On Asymptotic Flatness and Lorentz Charges
Geoffrey Compère, François Dehouck, Amitabh Virmani
TL;DR
This work analyzes four-dimensional asymptotically flat spacetimes at spatial infinity within the Beig–Schmidt framework. It reveals that the six Lorentz charges are encoded in two mutually dual symmetric divergence-free tensors $V_{ab}$ and $W_{ab}$ and shows that integrability of Einstein's equations suffices to establish the equivalence between counter-term charges and Ashtekar–Hansen charges without requiring a parity condition on the mass aspect $\sigma$. By recasting second-order equations into dual SDT systems and interpreting Beig’s integrability conditions as vanishing Noether charges for a scalar field on $dS_3$, the paper unifies different charge constructions and clarifies their dependence on boundary data. The results strengthen the theoretical foundation of conserved charges in asymptotically flat gravity and provide exact links between counter-term, covariant phase space, and Ashtekar–Hansen formalisms, with implications for holography and dualities in flat space.
Abstract
In this paper we establish two results concerning four-dimensional asymptotically flat spacetimes at spatial infinity. First, we show that the six conserved Lorentz charges are encoded in two unique, distinct, but mutually dual symmetric divergence free tensors that we construct from the equations of motion. Second, we show that integrability of Einstein's equations in the asymptotic expansion is sufficient to establish the equivalence between counter-term charges defined from the variational principle and charges defined by Ashtekar and Hansen.
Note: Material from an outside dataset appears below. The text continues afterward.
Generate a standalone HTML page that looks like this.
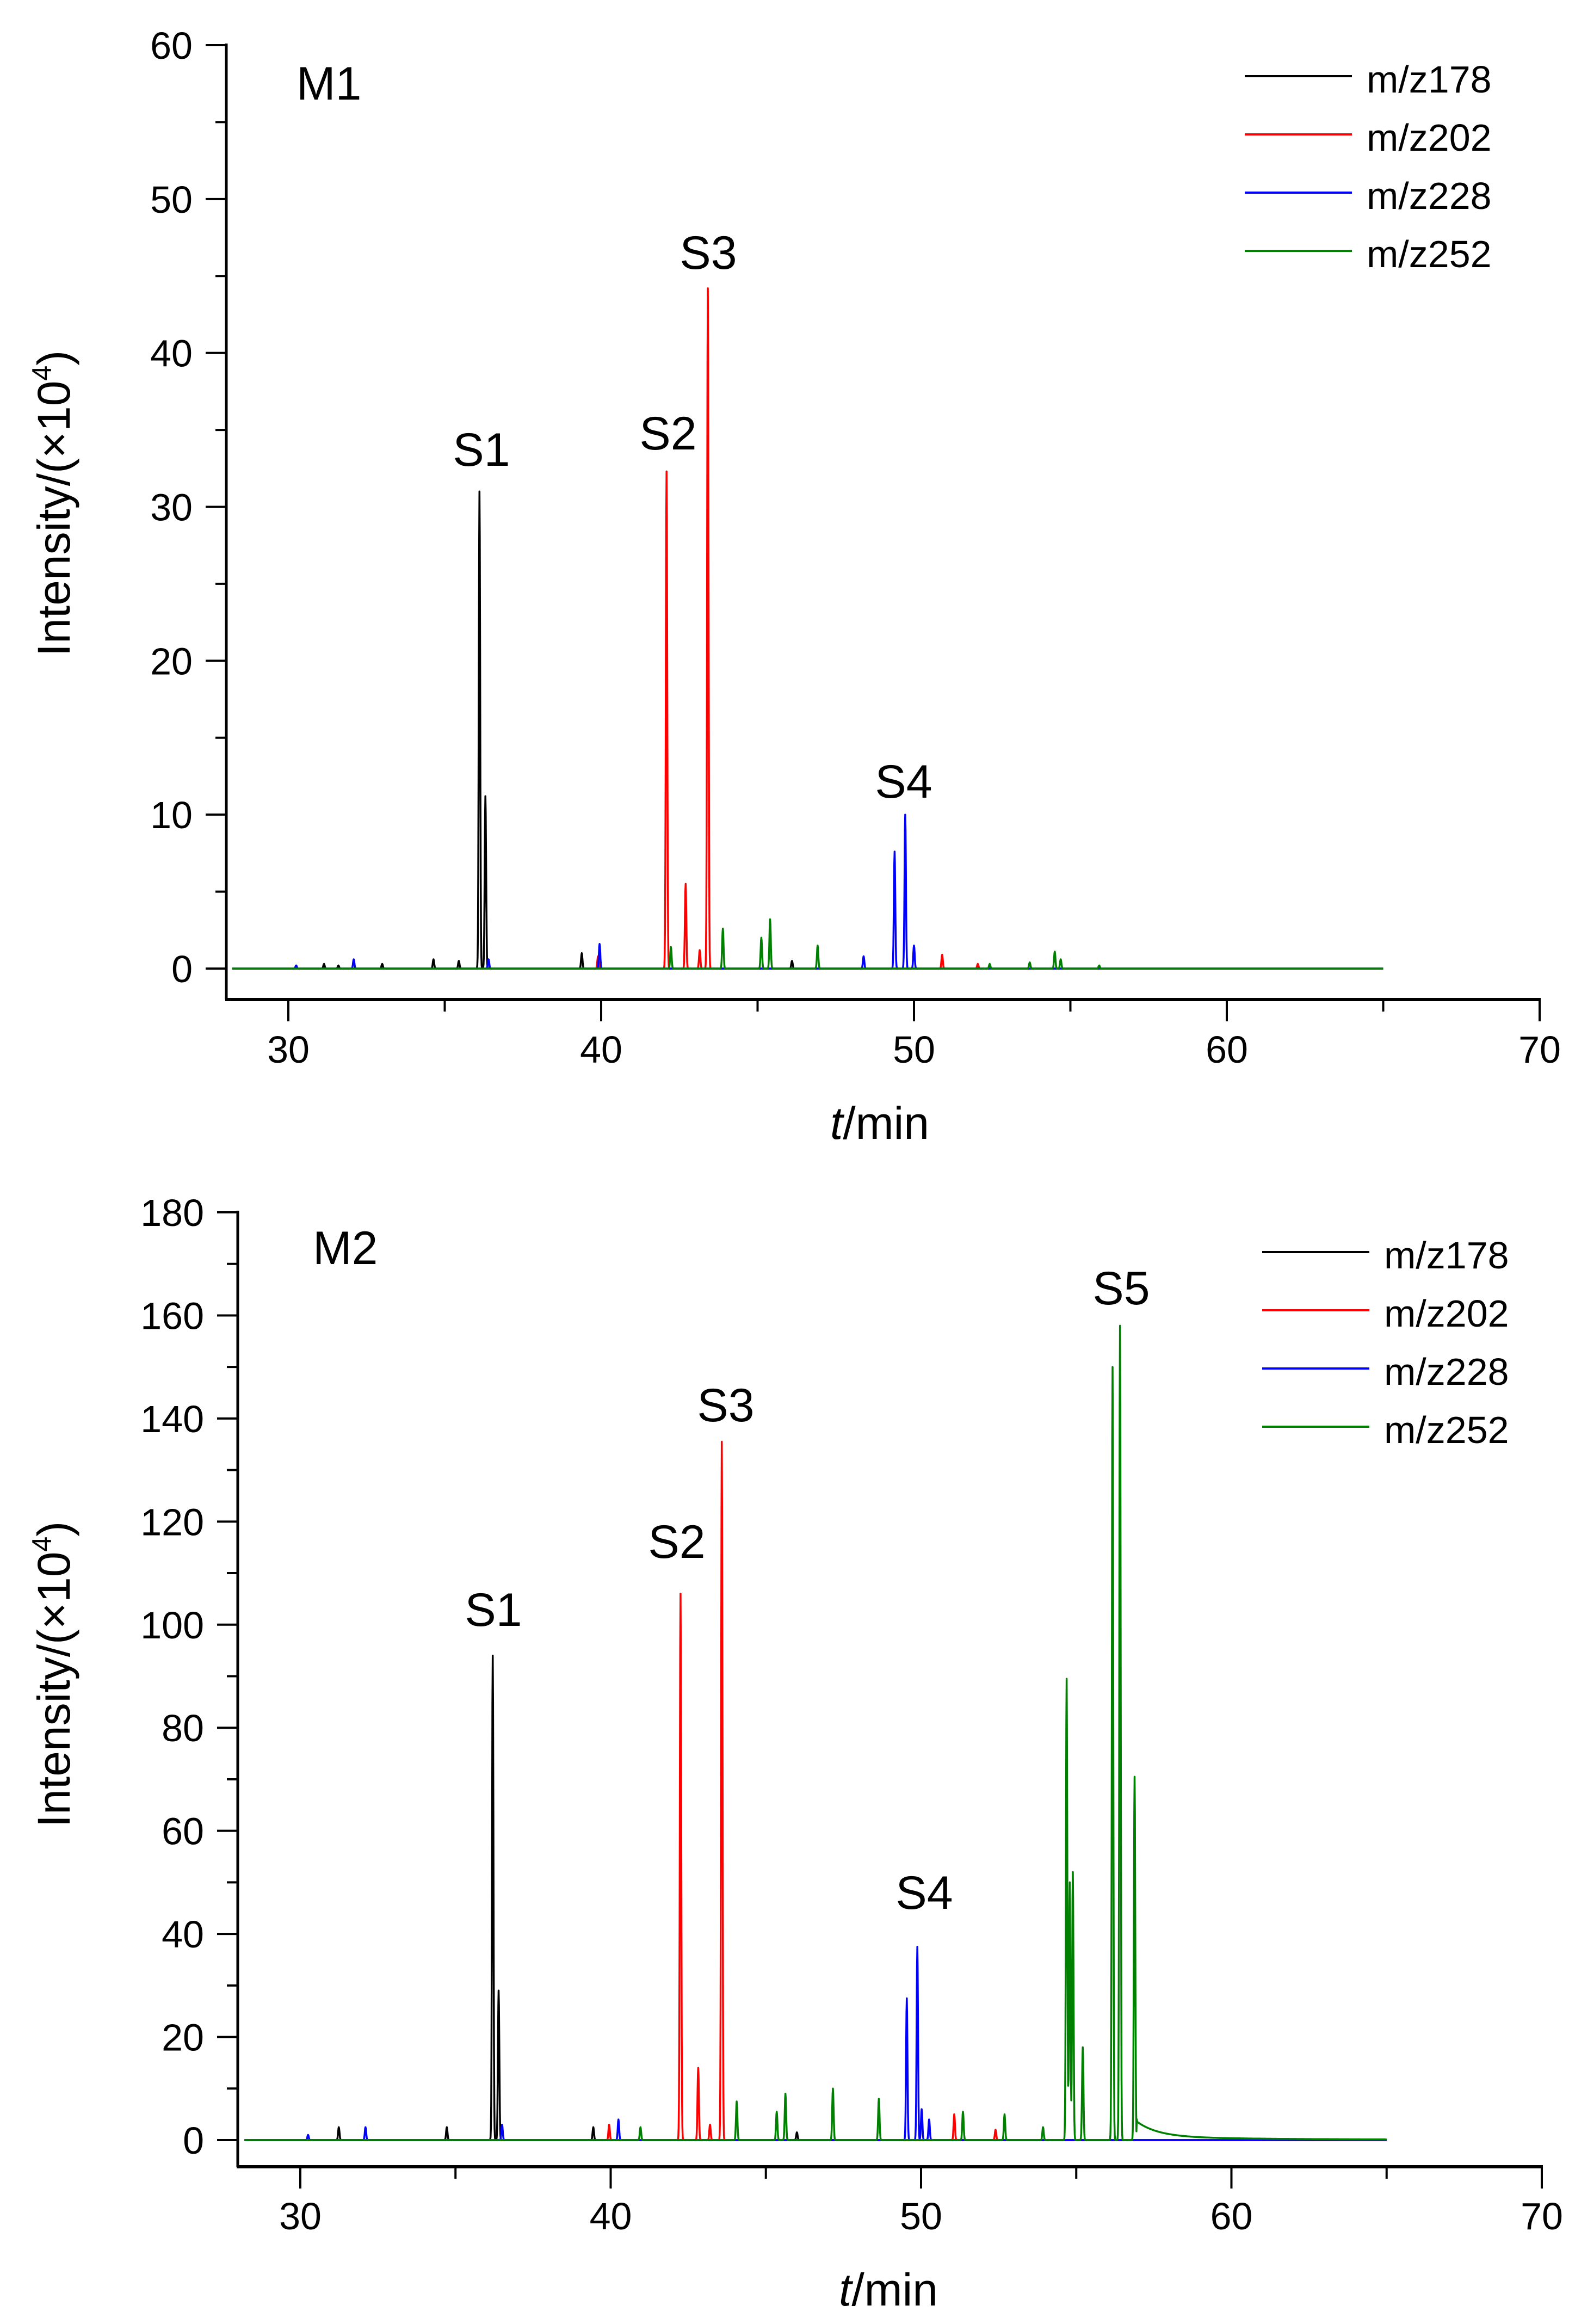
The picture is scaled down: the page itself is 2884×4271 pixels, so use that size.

These results clarify earlier constructions of conserved charges in the hyperboloid representation of spatial infinity. In showing this, parity condition on the mass aspect is not needed. Along the way in establishing these results, we prove two lemmae on tensor fields on three dimensional de Sitter spacetime stated by Ashtekar-Hansen and Beig-Schmidt and state and prove three additional lemmae.